Monday, December 14, 2009

Marriage Matches May be Made in Heaven, But ...


Most girls have always dreamt of a particular way of the way they want their marriage to be. And for a lot of them, since they've quite young, they have an image in their mind of how the event would be. It is after all, one of the biggest days in their life. In some Indian cultures, it is said that birth, death and marriage are the three biggest things in a person life and one has no control on the three of them.
Have been noticing for some years how stressful planning a marriage can be. I want to divide this blog entry in two parts - on the financial stress and the overall stress that comes in to being with planning a wedding. Marriages in India are increasingly about keeping up with social norms, doing things at a wedding because other friends did it and to avoid adverse social gossip. In the recent past, have seen families where a marriage was going to take place and the bride-to-be or the parents took a loan for the wedding. The money would be used to get the trousseau, get gifts for the family and the new family, get jewelry for the bride, paying the rent for the marriage hall and much more. Have seen some cases where the bride and groom or one of them didn't want an extravagant wedding, but had to have one to fulfill a family's desires.

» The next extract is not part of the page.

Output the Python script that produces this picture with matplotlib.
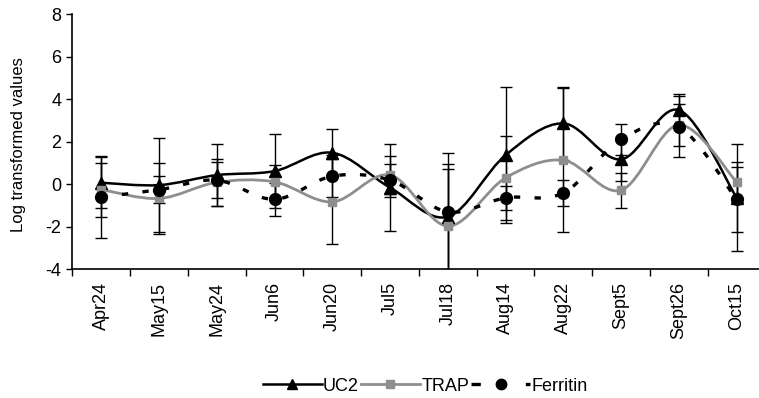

I have heard instances where after the wedding is completed, it is not that easy to pay a loan off. In India, with everyday living getting more expensive, re-paying the loan amount taken for a wedding is definitely not easy. And in the end, how much ever one strives for perfection and keeping up with the times for social events like this, those who want to find faults will still continue to. Someone told me that they took a loan, but felt that rather than respect everyone's desires, they should have kept it simple and not taken hefty loans.
I was talking about this with A, and he felt that what was the point of taking a loan for a wedding when a marriage itself is the biggest things and that is the thing of utmost importance. Couldn't have agreed more on that.
The next point is about the stress of a wedding. Makes me wonder when people say just a week or a day before their wedding as to how stressed they feel about wedding planning. Completing minor things like arranging decorative plates, decorating gifts, adhering to dates and times given by both sides of the wedding parties, coordinating things, maintaining tempers at home and also coming to a consensus on important things regarding the wedding. Marriages are meant to be enjoyed. Going back four years, when A and I got married, I think our parents and both of us were pretty care free and actually relished the time with both families. People stress about purchasing the right things, giving gifts to the new family of an appropriate value and which will be appreciated also and much more. A friend mentioned recently as to how she is looking the months to come as she'd be married and she no longer would have to worry about going home and plan for the wedding. She can sit back and take time out to enjoy with her friends now!
I am not against the excitement and happiness that comes with planning a wedding. Or against having a gala wedding if one wants. It is all about personal choices. But what makes me write this blog is when it becomes burdensome and stressful for the family and ceases to be a joyful way to plan a wedding. One does that only to keep up with the times. And that is what I've been noticing a lot in Indian families in India as well as here in the United States. More than anything else, it is the institution of marriage that is going to be cherished for a lifetime.